INSTRUCTIONS TO FOLLOW: Omit the pictures and print exactly the lines of the listing below, starting at the first and ending at the line containing "from bokeh.resources import INLINE".

GIVEN INFORMATION:
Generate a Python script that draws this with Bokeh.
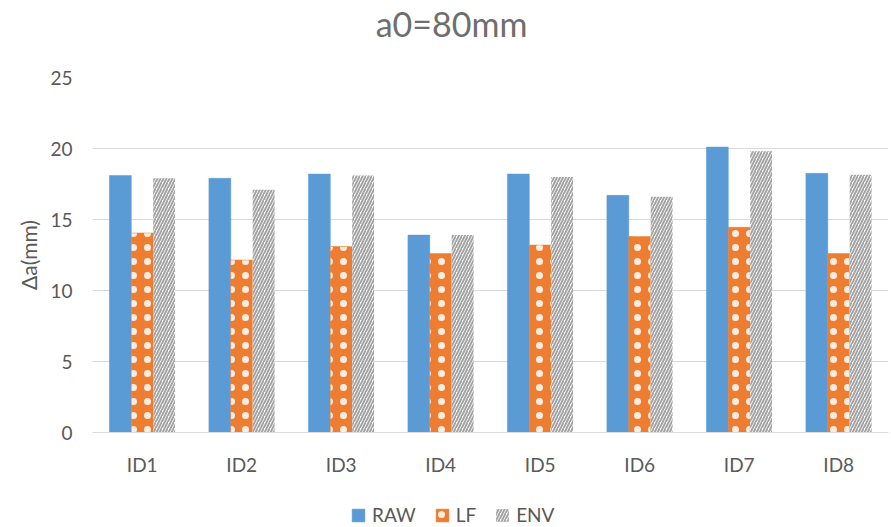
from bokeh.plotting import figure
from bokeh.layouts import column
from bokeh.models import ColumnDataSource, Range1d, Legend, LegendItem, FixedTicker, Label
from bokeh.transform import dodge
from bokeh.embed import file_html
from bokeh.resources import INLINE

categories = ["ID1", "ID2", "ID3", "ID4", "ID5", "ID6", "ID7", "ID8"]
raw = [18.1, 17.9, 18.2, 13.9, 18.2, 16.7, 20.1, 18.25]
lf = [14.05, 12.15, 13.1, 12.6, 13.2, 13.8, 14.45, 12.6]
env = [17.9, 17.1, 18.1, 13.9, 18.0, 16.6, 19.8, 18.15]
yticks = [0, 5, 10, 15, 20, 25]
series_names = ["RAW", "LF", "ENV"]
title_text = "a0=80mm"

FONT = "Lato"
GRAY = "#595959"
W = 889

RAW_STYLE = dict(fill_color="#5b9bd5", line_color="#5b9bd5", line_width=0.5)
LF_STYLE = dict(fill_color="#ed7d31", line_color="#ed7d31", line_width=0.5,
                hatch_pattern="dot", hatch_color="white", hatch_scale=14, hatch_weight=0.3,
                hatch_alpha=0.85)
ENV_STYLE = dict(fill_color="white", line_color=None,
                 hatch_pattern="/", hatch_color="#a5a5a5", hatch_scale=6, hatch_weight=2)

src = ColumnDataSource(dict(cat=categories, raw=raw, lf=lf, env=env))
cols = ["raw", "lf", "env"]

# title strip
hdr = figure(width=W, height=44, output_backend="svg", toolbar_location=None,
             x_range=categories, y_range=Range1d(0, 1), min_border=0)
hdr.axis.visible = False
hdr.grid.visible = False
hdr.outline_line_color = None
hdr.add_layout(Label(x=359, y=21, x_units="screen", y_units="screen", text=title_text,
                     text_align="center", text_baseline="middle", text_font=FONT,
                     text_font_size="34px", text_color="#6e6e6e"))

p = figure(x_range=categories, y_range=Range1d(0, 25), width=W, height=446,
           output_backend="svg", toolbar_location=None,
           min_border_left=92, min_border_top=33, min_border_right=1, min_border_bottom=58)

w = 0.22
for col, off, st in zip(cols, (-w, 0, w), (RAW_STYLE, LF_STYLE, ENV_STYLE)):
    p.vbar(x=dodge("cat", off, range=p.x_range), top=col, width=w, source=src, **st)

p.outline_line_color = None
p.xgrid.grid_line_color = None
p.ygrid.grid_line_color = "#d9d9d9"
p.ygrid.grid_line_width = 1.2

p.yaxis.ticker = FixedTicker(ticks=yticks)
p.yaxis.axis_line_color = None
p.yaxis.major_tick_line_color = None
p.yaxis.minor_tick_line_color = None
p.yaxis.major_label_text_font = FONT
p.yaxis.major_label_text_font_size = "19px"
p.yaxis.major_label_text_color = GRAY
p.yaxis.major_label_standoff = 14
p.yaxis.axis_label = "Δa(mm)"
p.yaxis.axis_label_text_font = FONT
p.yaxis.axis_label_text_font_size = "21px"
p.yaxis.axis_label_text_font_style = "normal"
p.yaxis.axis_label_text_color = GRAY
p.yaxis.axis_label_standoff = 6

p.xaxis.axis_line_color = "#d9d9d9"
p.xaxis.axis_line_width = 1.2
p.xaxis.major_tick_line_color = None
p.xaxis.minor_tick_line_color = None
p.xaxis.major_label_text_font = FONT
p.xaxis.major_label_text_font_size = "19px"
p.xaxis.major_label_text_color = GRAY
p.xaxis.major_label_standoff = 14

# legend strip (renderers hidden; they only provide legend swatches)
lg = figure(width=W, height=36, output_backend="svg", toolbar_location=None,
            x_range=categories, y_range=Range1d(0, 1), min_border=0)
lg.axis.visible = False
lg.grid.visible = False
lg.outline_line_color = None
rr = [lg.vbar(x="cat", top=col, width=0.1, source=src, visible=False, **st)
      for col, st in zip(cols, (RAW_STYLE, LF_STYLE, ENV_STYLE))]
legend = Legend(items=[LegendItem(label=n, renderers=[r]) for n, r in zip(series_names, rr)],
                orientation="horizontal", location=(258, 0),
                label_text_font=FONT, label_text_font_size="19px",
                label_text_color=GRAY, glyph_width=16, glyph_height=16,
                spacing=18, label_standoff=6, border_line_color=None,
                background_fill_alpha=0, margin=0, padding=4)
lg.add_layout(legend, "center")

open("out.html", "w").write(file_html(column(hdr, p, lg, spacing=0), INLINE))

OUTPUT OF THE EXERCISE:
Generate a Python script that draws this with Bokeh.
from bokeh.plotting import figure
from bokeh.layouts import column
from bokeh.models import ColumnDataSource, Range1d, Legend, LegendItem, FixedTicker, Label
from bokeh.transform import dodge
from bokeh.embed import file_html
from bokeh.resources import INLINE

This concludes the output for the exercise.